Items from a dataset:
==================================================

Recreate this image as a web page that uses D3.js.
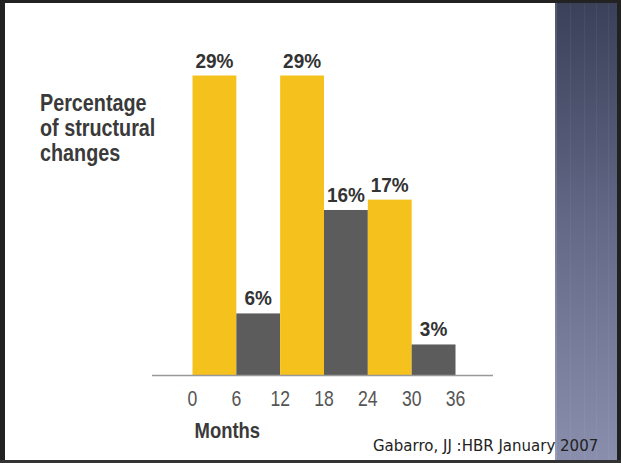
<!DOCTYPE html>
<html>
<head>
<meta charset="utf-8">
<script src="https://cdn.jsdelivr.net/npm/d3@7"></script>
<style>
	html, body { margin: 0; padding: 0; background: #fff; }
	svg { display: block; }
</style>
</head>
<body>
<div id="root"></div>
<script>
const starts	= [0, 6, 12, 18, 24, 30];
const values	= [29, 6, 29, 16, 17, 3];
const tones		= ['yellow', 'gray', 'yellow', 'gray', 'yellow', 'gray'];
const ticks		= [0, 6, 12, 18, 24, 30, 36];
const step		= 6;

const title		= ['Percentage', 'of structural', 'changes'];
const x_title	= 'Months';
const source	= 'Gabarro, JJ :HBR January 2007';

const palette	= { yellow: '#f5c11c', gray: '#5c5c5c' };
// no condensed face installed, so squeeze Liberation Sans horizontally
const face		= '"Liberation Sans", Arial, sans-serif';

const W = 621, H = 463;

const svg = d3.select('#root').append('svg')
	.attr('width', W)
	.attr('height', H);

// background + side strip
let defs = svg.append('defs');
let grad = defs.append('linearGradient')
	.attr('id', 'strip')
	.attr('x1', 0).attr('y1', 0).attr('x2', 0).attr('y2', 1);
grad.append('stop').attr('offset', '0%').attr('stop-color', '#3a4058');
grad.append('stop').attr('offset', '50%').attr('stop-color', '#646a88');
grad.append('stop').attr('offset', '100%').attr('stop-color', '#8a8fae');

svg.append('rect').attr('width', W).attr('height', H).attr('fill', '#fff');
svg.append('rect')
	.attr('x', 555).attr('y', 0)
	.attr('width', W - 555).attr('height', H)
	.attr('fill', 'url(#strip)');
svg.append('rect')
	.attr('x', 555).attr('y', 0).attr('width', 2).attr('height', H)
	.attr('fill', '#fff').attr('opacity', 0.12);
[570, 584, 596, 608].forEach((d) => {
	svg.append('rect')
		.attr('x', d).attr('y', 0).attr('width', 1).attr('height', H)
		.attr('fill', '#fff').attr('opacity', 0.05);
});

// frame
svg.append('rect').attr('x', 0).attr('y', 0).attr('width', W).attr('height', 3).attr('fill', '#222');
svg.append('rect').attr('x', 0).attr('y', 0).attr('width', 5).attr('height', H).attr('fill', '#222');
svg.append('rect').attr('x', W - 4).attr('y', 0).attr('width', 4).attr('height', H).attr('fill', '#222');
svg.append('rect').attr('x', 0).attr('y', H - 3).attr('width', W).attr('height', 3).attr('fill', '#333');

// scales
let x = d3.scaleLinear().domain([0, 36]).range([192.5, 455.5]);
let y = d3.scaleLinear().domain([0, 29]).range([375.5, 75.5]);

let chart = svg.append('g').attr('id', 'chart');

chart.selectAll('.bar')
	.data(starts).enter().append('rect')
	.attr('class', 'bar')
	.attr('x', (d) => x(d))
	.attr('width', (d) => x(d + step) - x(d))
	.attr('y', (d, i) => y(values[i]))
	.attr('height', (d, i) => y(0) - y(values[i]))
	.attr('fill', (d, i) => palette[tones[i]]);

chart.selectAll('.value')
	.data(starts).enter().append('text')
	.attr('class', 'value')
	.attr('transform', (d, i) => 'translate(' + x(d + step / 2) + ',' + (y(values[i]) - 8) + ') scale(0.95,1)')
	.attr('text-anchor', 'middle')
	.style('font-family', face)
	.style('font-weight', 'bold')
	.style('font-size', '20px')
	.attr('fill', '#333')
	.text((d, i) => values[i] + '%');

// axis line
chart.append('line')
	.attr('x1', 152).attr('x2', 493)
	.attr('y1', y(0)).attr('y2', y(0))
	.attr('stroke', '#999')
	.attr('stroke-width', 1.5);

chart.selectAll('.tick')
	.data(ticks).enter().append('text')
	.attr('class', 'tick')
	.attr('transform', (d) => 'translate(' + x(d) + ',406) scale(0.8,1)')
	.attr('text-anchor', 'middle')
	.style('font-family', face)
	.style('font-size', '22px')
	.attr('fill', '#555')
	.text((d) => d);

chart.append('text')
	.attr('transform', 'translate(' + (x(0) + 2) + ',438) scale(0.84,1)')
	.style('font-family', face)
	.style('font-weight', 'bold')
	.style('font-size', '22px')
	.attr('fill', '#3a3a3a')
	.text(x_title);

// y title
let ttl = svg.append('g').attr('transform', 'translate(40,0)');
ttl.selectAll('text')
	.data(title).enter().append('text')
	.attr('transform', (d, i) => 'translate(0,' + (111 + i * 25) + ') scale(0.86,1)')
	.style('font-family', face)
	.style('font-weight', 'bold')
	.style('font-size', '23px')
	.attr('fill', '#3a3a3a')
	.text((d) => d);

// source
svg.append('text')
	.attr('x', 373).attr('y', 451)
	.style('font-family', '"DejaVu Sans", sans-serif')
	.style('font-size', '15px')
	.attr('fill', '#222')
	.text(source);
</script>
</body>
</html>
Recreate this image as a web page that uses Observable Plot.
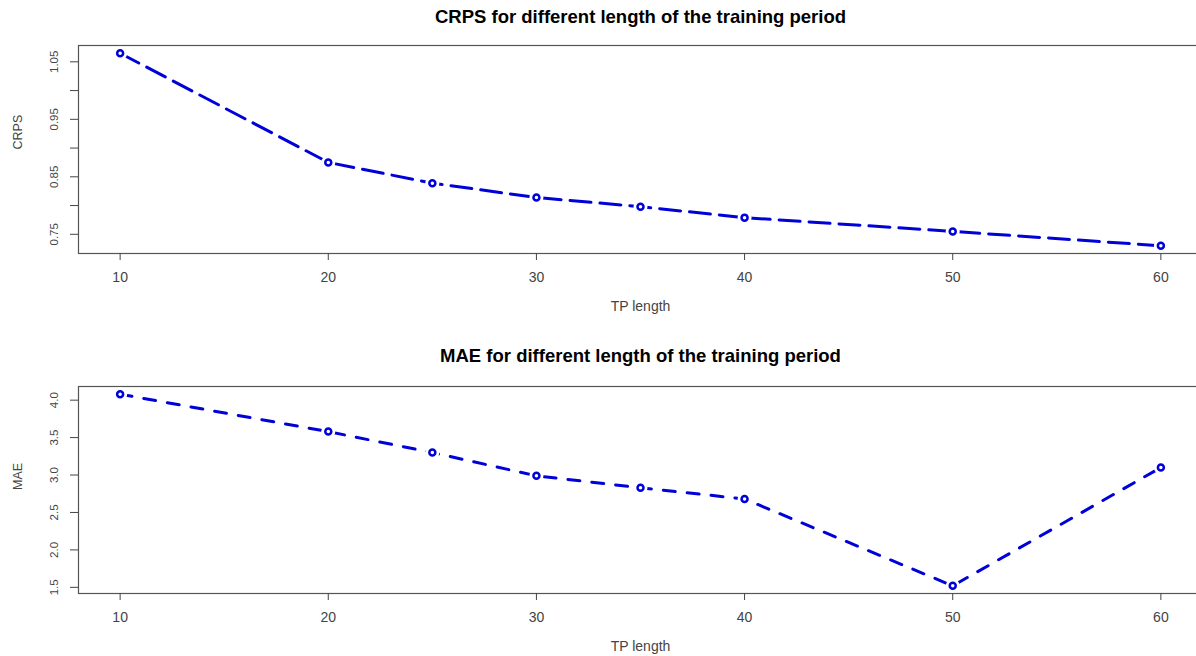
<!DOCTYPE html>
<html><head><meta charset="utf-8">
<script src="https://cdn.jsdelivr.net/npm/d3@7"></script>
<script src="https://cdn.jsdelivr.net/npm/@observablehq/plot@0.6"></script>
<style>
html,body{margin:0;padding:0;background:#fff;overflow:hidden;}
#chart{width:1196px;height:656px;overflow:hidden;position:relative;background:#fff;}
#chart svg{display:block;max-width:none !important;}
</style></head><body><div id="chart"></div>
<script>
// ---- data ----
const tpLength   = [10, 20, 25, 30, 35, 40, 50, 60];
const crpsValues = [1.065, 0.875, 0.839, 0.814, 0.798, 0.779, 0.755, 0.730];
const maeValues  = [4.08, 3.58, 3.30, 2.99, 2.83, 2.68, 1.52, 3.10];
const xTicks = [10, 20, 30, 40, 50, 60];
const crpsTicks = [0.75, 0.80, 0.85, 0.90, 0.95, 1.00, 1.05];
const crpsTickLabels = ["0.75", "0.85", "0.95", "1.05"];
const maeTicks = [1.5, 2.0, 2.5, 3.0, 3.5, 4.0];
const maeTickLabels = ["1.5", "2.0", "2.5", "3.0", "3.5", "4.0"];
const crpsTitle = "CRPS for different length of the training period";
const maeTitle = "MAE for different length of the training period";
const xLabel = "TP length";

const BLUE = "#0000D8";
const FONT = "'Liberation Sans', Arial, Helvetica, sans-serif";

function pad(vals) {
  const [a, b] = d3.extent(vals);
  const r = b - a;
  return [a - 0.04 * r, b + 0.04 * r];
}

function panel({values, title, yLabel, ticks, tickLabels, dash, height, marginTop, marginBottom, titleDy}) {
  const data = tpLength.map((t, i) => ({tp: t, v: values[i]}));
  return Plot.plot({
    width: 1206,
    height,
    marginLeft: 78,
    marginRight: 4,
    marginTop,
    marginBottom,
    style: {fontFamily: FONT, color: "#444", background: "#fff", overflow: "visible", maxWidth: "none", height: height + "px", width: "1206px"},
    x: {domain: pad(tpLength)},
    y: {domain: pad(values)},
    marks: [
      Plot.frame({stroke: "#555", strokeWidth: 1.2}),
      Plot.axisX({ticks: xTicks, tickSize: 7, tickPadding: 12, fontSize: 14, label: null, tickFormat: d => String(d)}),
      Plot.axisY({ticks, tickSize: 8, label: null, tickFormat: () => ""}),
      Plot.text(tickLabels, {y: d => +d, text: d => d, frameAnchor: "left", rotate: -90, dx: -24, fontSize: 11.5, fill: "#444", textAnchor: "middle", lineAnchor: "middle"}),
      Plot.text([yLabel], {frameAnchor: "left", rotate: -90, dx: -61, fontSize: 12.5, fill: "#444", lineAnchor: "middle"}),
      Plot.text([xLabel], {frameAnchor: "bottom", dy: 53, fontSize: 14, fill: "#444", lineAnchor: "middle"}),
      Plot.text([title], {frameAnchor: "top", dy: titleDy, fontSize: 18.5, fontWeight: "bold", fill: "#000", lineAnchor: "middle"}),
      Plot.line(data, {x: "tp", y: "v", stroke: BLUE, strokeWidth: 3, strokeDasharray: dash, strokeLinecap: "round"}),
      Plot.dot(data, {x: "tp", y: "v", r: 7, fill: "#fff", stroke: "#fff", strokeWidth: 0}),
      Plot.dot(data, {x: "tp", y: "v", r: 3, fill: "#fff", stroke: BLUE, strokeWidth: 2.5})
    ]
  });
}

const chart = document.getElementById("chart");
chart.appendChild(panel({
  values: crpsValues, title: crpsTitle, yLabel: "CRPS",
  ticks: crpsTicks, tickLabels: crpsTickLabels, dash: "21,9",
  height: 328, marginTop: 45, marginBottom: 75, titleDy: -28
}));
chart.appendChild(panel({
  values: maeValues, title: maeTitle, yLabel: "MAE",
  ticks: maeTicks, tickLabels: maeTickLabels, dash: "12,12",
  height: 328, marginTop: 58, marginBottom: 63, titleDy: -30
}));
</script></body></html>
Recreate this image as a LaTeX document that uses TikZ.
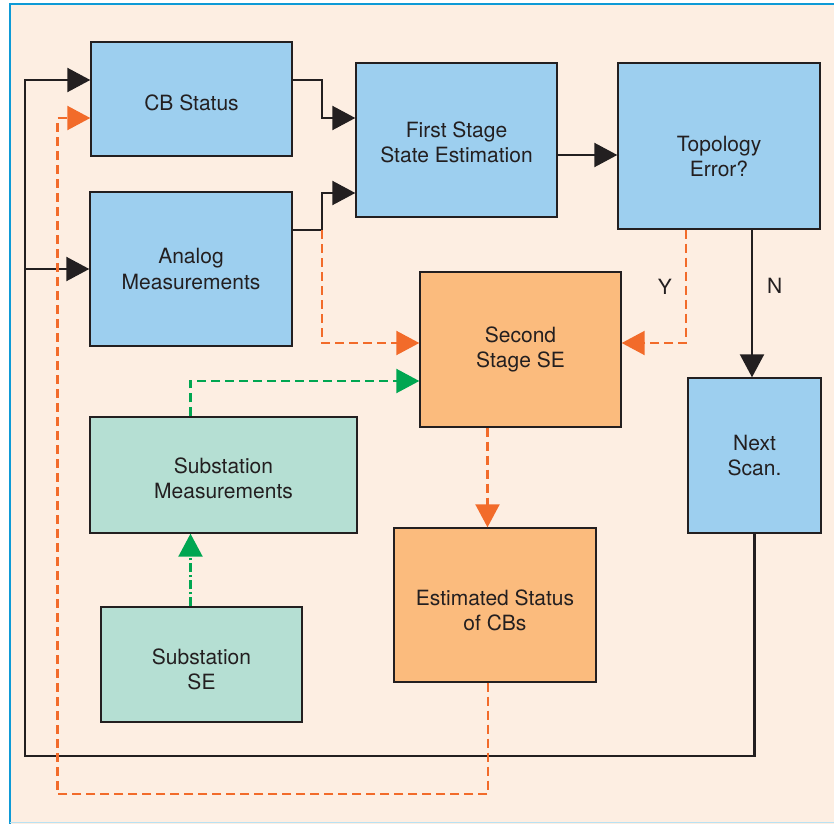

==================================================

TASK TO COMPLETE: Give again, exactly, the lines from the start of the data through the one holding "JJ :HBR January 2007';"; omit the pictures.

WORKED SOLUTION:
Recreate this image as a web page that uses D3.js.
<!DOCTYPE html>
<html>
<head>
<meta charset="utf-8">
<script src="https://cdn.jsdelivr.net/npm/d3@7"></script>
<style>
	html, body { margin: 0; padding: 0; background: #fff; }
	svg { display: block; }
</style>
</head>
<body>
<div id="root"></div>
<script>
const starts	= [0, 6, 12, 18, 24, 30];
const values	= [29, 6, 29, 16, 17, 3];
const tones		= ['yellow', 'gray', 'yellow', 'gray', 'yellow', 'gray'];
const ticks		= [0, 6, 12, 18, 24, 30, 36];
const step		= 6;

const title		= ['Percentage', 'of structural', 'changes'];
const x_title	= 'Months';
const source	= 'Gabarro, JJ :HBR January 2007';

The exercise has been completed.